No. The original BOTS Act only applies to event tickets (concerts, sporting events, theater). It does not cover any retail goods. The proposed Stopping Grinch Bots Act would extend similar protections to all online retail transactions, but it has not yet passed Congress. Some state laws (notably New York’s Consumer Product Fair Access Act) do cover retail goods, but only within their respective jurisdictions.
Can I get in legal trouble for using a bot to buy sneakers?
It depends on your location. In most US states, there is no specific law prohibiting the use of bots for retail purchases as of early 2026. In New York, the Consumer Product Fair Access Act makes it illegal. In France, it is prohibited. In most other jurisdictions, using bots may violate retailer terms of service (which can result in order cancellation and account bans) but does not constitute a criminal or civil legal violation. This is changing rapidly, so checking current local laws is important.
Why has the Stopping Grinch Bots Act failed to pass multiple times?
The bill has faced opposition from technology industry groups who argue it could inadvertently restrict legitimate automation tools, from lawmakers concerned about regulatory overreach, and from a generally slow legislative process. It has passed the Senate multiple times but stalled in the House. The latest version includes compromises designed to address previous objections, and observers give it a higher chance of passing than in prior sessions.
What should I do if I suspect a bot is buying up products I want?

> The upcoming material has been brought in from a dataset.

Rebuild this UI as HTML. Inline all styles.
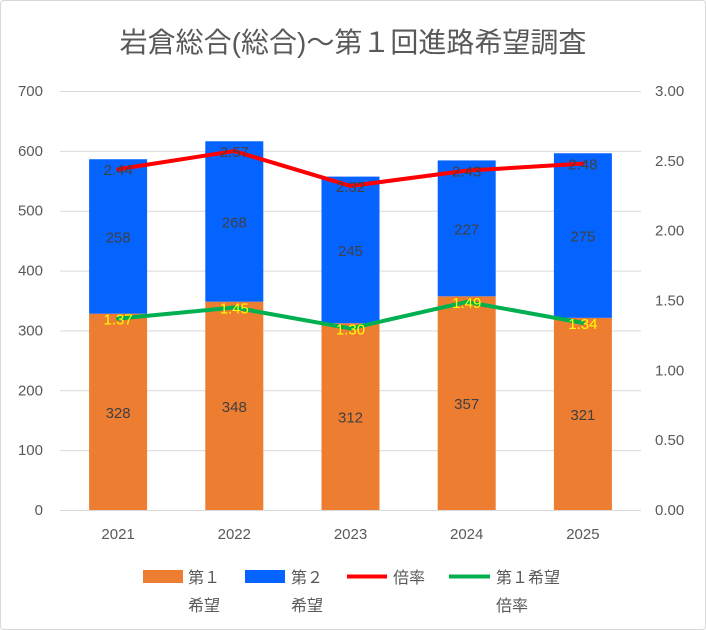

Report the activity to the retailer, as they have the most direct ability to detect and block bots. You can also report to the FTC at reportfraud.ftc.gov and to your state attorney general’s consumer protection division. While individual reports may not trigger immediate action, aggregate complaint data influences enforcement priorities and legislative momentum. Additionally, consider supporting retailers that invest heavily in anti-bot technology by preferring them for your purchases.
Will stronger laws actually stop scalping?
Laws alone will not eliminate scalping, but they are one important tool in a multi-faceted approach. Effective anti-scalping requires a combination of legislation (creating legal deterrents), technology (anti-bot systems by retailers), market design (raffle systems, purchase limits), and consumer behavior (refusing to buy from scalpers). No single approach is sufficient, but each layer of defense makes scalping less profitable and more risky. The goal is not perfection but incremental improvement that shifts the balance toward legitimate consumers.